Johannesburg - Had the government used the fuel levy to finance road construction, even the country's poorest would have had to pay for e-tolls through fuel price related increases, Deputy President Cyril Ramaphosa said on Thursday.
"I used to believe, like you, we could use the fuel levy to finance our roads' construction," Ramaphosa told a hall full of South African Communist Party delegates who had gathered at the University of Johannesburg's Soweto campus for a special national congress.
"But, with time, I came to realise, if you use that you are going to keep on increasing the fuel levy to finance the construction of the roads and as you increase the fuel levy, the fuel levy increases for everyone.

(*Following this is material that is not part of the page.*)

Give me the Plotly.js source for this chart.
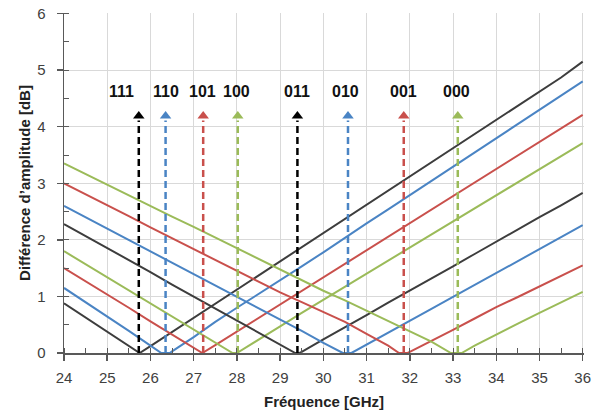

"So as the fuel levy increases, the fuel price goes up... and through that even the poorer people in our country get affected by the higher fees and higher tariffs."

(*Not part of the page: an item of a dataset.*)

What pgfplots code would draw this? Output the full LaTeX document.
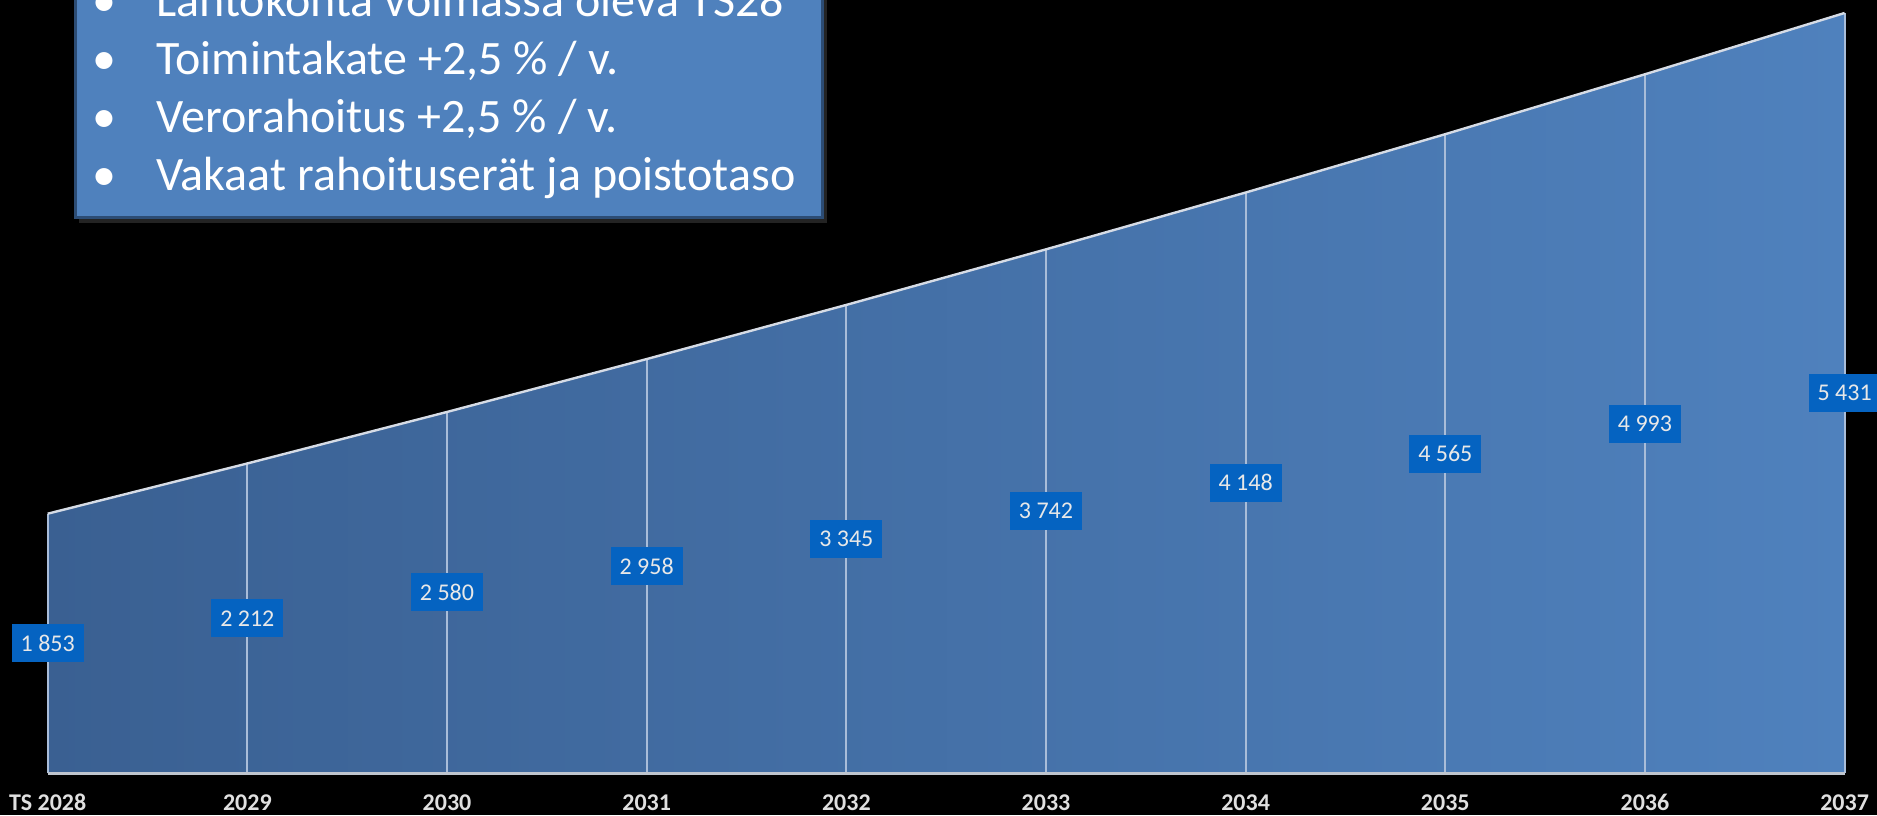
\documentclass[border=0pt]{standalone}
\usepackage{fontspec}
\setmainfont{Carlito}
\usepackage{pgfplots}
\pgfplotsset{compat=1.18}
\usepackage{pgfplotstable}

\definecolor{areaL}{HTML}{3A6092}
\definecolor{areaR}{HTML}{4F81BD}
\definecolor{lblbox}{HTML}{0563C1}
\definecolor{lbltext}{HTML}{E8E8E8}
\definecolor{ticktext}{HTML}{E0E0E0}
\definecolor{boxfill}{HTML}{4F81BD}
\definecolor{boxedge}{HTML}{2C4C74}
\definecolor{dropln}{HTML}{A9BDD9}
\definecolor{topln}{HTML}{D6DCE6}
\definecolor{baseln}{HTML}{BFC5CE}

% TS-ennuste, kertynyt
\pgfplotstableread{
x v
0 1853
1 2212
2 2580
3 2958
4 3345
5 3742
6 4148
7 4565
8 4993
9 5431
}\tsdata

\begin{document}
\begin{tikzpicture}
\path[use as bounding box] (0pt,0pt) rectangle (938.5pt,407.5pt);
\clip (0pt,0pt) rectangle (938.5pt,407.5pt);
\fill[black] (0pt,0pt) rectangle (938.5pt,407.5pt);

\begin{axis}[
    at={(23.85pt,21pt)}, anchor=south west,
    scale only axis,
    width=898.45pt, height=380pt,
    xmin=0, xmax=9, ymin=0, ymax=5431,
    xtick={0,...,9},
    xticklabels={TS 2028,2029,2030,2031,2032,2033,2034,2035,2036,2037},
    ytick=\empty,
    axis line style={draw=none},
    major tick length=0pt,
    xticklabel style={font=\bfseries\fontsize{12}{13}\selectfont, text=ticktext, anchor=base, yshift=-18.5pt},
    clip=false,
    /pgf/number format/assume math mode=true,
    /pgf/number format/1000 sep={\ },
]
\addplot[draw=none, left color=areaL, right color=areaR] table[x=x,y=v]{\tsdata} \closedcycle;
\addplot[ycomb, draw=dropln, line width=1pt] table[x=x,y=v]{\tsdata};
\addplot[draw=topln, line width=1.2pt] table[x=x,y=v]{\tsdata};
\draw[baseln, line width=1.5pt] (axis cs:0,0) -- (axis cs:9,0);
\addplot[draw=none, mark=none, point meta=explicit,
    nodes near coords, nodes near coords align=center,
    every node near coord/.append style={fill=lblbox, text=lbltext,
        font=\fontsize{12}{13}\selectfont, inner xsep=4.5pt, inner ysep=0pt,
        minimum height=19pt}]
    table[x=x, y expr=\thisrow{v}/2, meta=v]{\tsdata};
\end{axis}

% tekstilaatikko
\fill[black!80, opacity=0.7] (39.5pt,296pt) rectangle (413.5pt,420pt);
\draw[fill=boxfill, draw=boxedge, line width=1.5pt] (37.5pt,298.5pt) rectangle (411pt,420pt);
\begin{scope}[every node/.style={text=white, font=\fontsize{24}{28}\selectfont, inner sep=0pt}]
\node[anchor=base] at (52pt,399pt) {\textbullet};
\node[anchor=base west] at (78pt,399pt) {Lähtökohta voimassa oleva TS28};
\node[anchor=base] at (52pt,370pt) {\textbullet};
\node[anchor=base west] at (78pt,370pt) {Toimintakate +2,5 \% / v.};
\node[anchor=base] at (52pt,341pt) {\textbullet};
\node[anchor=base west] at (78pt,341pt) {Verorahoitus +2,5 \% / v.};
\node[anchor=base] at (52pt,312pt) {\textbullet};
\node[anchor=base west] at (78pt,312pt) {Vakaat rahoituserät ja poistotaso};
\end{scope}
\end{tikzpicture}
\end{document}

Ramaphosa was responding to Cosatu president Sdumo Dlamini who had earlier called for the e-tolls to be completely scrapped.
Dlamini had previously told the congress and Ramaphosa: “Let's engage with you [deputy president on] how we should scrap them. We are not agreeing. We will continue to engage on this matter in the streets, in the boardroom, in the [ANC]."

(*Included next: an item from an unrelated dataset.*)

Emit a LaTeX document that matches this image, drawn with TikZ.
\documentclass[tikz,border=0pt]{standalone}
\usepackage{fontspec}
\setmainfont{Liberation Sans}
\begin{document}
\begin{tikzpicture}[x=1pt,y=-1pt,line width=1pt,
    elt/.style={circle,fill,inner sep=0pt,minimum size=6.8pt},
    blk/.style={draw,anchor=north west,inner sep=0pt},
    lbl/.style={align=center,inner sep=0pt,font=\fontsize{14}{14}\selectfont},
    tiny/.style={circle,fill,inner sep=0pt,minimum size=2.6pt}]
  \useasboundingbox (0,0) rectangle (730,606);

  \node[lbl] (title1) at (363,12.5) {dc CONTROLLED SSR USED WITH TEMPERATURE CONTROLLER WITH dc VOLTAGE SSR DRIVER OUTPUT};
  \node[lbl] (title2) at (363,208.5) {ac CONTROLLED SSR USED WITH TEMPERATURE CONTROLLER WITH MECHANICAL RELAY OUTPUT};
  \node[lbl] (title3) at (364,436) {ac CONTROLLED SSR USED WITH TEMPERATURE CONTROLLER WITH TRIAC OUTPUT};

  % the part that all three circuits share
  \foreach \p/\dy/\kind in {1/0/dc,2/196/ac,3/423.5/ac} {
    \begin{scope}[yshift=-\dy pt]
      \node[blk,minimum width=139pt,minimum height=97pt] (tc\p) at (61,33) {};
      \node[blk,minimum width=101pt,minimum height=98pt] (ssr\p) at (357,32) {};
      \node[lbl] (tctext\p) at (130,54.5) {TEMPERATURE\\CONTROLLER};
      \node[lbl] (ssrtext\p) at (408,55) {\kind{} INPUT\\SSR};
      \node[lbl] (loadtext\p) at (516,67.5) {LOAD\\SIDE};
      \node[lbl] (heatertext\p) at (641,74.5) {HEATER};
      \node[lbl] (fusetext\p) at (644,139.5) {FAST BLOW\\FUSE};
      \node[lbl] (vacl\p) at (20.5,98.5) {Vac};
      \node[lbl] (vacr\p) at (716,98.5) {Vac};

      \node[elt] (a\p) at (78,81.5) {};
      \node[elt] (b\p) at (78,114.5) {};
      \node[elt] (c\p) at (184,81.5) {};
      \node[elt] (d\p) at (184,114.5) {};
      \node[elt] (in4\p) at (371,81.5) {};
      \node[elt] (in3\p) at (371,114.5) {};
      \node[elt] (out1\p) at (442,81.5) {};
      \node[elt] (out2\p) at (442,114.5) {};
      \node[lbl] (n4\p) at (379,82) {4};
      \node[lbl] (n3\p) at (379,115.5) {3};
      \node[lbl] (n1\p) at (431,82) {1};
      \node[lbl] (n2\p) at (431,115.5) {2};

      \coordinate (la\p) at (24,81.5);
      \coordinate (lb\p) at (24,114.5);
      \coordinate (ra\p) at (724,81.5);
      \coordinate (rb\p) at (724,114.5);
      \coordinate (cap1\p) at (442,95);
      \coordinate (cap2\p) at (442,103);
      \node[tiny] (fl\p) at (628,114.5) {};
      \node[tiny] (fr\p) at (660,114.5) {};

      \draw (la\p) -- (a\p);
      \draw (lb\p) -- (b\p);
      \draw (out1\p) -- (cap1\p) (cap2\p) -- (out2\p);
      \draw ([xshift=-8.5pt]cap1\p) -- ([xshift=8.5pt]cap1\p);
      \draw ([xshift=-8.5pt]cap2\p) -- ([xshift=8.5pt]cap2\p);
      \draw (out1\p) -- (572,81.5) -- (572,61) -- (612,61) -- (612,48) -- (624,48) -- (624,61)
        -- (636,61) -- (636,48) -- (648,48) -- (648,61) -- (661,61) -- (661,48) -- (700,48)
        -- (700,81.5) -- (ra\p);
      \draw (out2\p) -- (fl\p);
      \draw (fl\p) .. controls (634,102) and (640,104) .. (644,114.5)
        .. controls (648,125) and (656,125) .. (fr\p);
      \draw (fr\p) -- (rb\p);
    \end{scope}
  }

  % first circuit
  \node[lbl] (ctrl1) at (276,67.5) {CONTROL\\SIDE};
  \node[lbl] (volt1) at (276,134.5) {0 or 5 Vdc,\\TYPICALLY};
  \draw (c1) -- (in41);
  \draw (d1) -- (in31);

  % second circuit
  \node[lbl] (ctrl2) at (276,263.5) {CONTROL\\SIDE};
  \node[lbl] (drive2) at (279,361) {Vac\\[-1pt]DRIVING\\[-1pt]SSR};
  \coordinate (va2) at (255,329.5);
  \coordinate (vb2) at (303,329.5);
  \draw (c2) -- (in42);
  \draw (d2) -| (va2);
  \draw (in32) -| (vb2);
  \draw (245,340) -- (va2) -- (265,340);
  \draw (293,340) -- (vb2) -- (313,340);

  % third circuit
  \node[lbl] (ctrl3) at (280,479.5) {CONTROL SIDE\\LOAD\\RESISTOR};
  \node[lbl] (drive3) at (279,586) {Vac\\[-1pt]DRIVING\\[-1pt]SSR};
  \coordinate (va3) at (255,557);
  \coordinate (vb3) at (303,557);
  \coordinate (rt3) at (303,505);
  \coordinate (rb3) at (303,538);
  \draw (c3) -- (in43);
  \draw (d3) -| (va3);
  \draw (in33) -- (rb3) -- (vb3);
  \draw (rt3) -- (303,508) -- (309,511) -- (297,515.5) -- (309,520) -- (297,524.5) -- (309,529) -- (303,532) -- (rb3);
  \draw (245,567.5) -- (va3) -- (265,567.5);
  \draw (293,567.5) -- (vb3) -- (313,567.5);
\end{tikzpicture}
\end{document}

An invited guest to the congress, Ramaphosa told the hundreds gathered in the hall the government had had "robust" debates with Cosatu about the e-toll issue and the transport system as a whole.
"The issue of transport needs to be reconfigured in South Africa so we can provide cheap transport for all our people... It is not acceptable that many of our people spend up to 40/50/60% of their salaries on transport."
He said government wanted to protect its people and rather than having them being at the mercy of price increases based on the fuel price, the latest approach to manage the payment structure of e-tolls was "actually shielding them".
"The way the e-toll process has been reconfigured now shields those people. People travelling in buses, people travelling in taxis do not have to pay e-toll fees."